Problem description ->
Write the data out again exactly, with no pictures.

Information provided ->
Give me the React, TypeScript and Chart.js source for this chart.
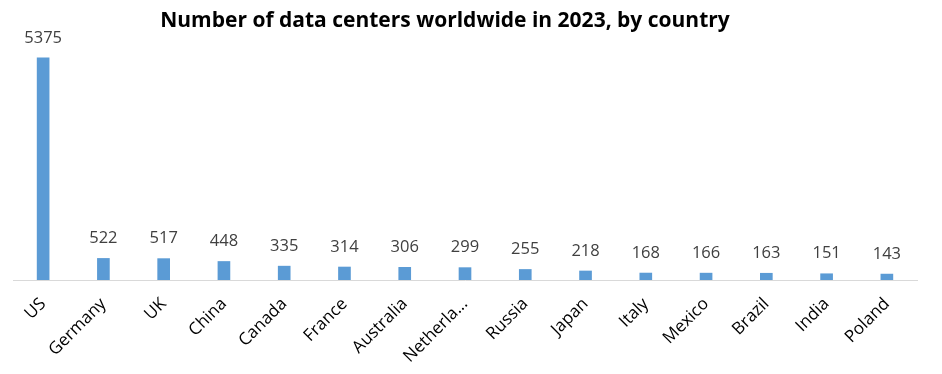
import React, { useEffect, useRef } from "react";
import { Chart, registerables } from "chart.js";

Chart.register(...registerables);

const countries = ["US", "Germany", "UK", "China", "Canada", "France", "Australia", "Netherlands", "Russia", "Japan", "Italy", "Mexico", "Brazil", "India", "Poland"];
const dataCenters = [5375, 522, 517, 448, 335, 314, 306, 299, 255, 218, 168, 166, 163, 151, 143];
const titleText = "Number of data centers worldwide in 2023, by country";
const yMax = 6000;

const FONT = "'Open Sans', 'Noto Sans', sans-serif";

const labelPlugin = {
  id: "valueLabels",
  afterDatasetsDraw(chart: any) {
    const ctx = chart.ctx;
    const meta = chart.getDatasetMeta(0);
    ctx.save();
    ctx.font = `16.5px ${FONT}`;
    ctx.fillStyle = "#404040";
    ctx.textAlign = "center";
    ctx.textBaseline = "middle";
    meta.data.forEach((bar: any, i: number) => {
      ctx.fillText(String(dataCenters[i]), bar.x, bar.y - 20);
    });
    ctx.restore();
  },
};

const titlePlugin = {
  id: "customTitle",
  afterDraw(chart: any) {
    const ctx = chart.ctx;
    ctx.save();
    ctx.font = `bold 21px ${FONT}`;
    ctx.fillStyle = "#000000";
    ctx.textAlign = "center";
    ctx.textBaseline = "middle";
    ctx.fillText(titleText, 445, 21);
    ctx.restore();
  },
};

export default function App() {
  const ref = useRef<HTMLCanvasElement>(null);
  useEffect(() => {
    document.body.style.margin = "0";
    const chart = new Chart(ref.current!, {
      type: "bar",
      data: {
        labels: countries,
        datasets: [
          {
            data: dataCenters,
            backgroundColor: "#5b9bd5",
            barThickness: 12,
          },
        ],
      },
      options: {
        animation: false,
        responsive: false,
        layout: { padding: { top: 32, left: 13, right: 25, bottom: 0 } },
        plugins: { legend: { display: false }, title: { display: false }, tooltip: { enabled: false } },
        scales: {
          y: { display: false, min: 0, max: yMax, grid: { display: false } },
          x: {
            grid: { display: false },
            border: { display: true, color: "#d9d9d9", width: 1 },
            afterFit: (scale: any) => {
              scale.height = 94;
            },
            ticks: {
              minRotation: 45,
              maxRotation: 45,
              color: "#000000",
              padding: 6,
              font: { family: FONT, size: 17 },
              callback: function (this: any, v: any) {
                const s = countries[v as number];
                return s.length > 9 ? s.slice(0, 8) + "..." : s;
              },
            },
          },
        },
      },
      plugins: [labelPlugin, titlePlugin],
    });
    return () => chart.destroy();
  }, []);
  return <canvas ref={ref} width={942} height={374} style={{ display: "block" }} />;
}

Response for this exercise ->
Give me the React, TypeScript and Chart.js source for this chart.
import React, { useEffect, useRef } from "react";
import { Chart, registerables } from "chart.js";

Chart.register(...registerables);

const countries = ["US", "Germany", "UK", "China", "Canada", "France", "Australia", "Netherlands", "Russia", "Japan", "Italy", "Mexico", "Brazil", "India", "Poland"];
const dataCenters = [5375, 522, 517, 448, 335, 314, 306, 299, 255, 218, 168, 166, 163, 151, 143];
const titleText = "Number of data centers worldwide in 2023, by country";
const yMax = 6000;

const FONT = "'Open Sans', 'Noto Sans', sans-serif";

const labelPlugin = {
  id: "valueLabels",
  afterDatasetsDraw(chart: any) {
    const ctx = chart.ctx;
    const meta = chart.getDatasetMeta(0);
    ctx.save();
    ctx.font = `16.5px ${FONT}`;
    ctx.fillStyle = "#404040";
    ctx.textAlign = "center";
    ctx.textBaseline = "middle";
    meta.data.forEach((bar: any, i: number) => {
      ctx.fillText(String(dataCenters[i]), bar.x, bar.y - 20);
    });
    ctx.restore();
  },
};

const titlePlugin = {
  id: "customTitle",
  afterDraw(chart: any) {
    const ctx = chart.ctx;
    ctx.save();
    ctx.font = `bold 21px ${FONT}`;
    ctx.fillStyle = "#000000";
    ctx.textAlign = "center";
    ctx.textBaseline = "middle";
    ctx.fillText(titleText, 445, 21);
    ctx.restore();
  },
};

export default function App() {
  const ref = useRef<HTMLCanvasElement>(null);
  useEffect(() => {
    document.body.style.margin = "0";
    const chart = new Chart(ref.current!, {
      type: "bar",
      data: {
        labels: countries,
        datasets: [
          {
            data: dataCenters,
            backgroundColor: "#5b9bd5",
            barThickness: 12,
          },
        ],
      },
      options: {
        animation: false,
        responsive: false,
        layout: { padding: { top: 32, left: 13, right: 25, bottom: 0 } },
        plugins: { legend: { display: false }, title: { display: false }, tooltip: { enabled: false } },
        scales: {
          y: { display: false, min: 0, max: yMax, grid: { display: false } },
          x: {
            grid: { display: false },
            border: { display: true, color: "#d9d9d9", width: 1 },
            afterFit: (scale: any) => {
              scale.height = 94;
            },
            ticks: {
              minRotation: 45,
              maxRotation: 45,
              color: "#000000",
              padding: 6,
              font: { family: FONT, size: 17 },
              callback: function (this: any, v: any) {
                const s = countries[v as number];
                return s.length > 9 ? s.slice(0, 8) + "..." : s;
              },
            },
          },
        },
      },
      plugins: [labelPlugin, titlePlugin],
    });
    return () => chart.destroy();
  }, []);
  return <canvas ref={ref} width={942} height={374} style={{ display: "block" }} />;
}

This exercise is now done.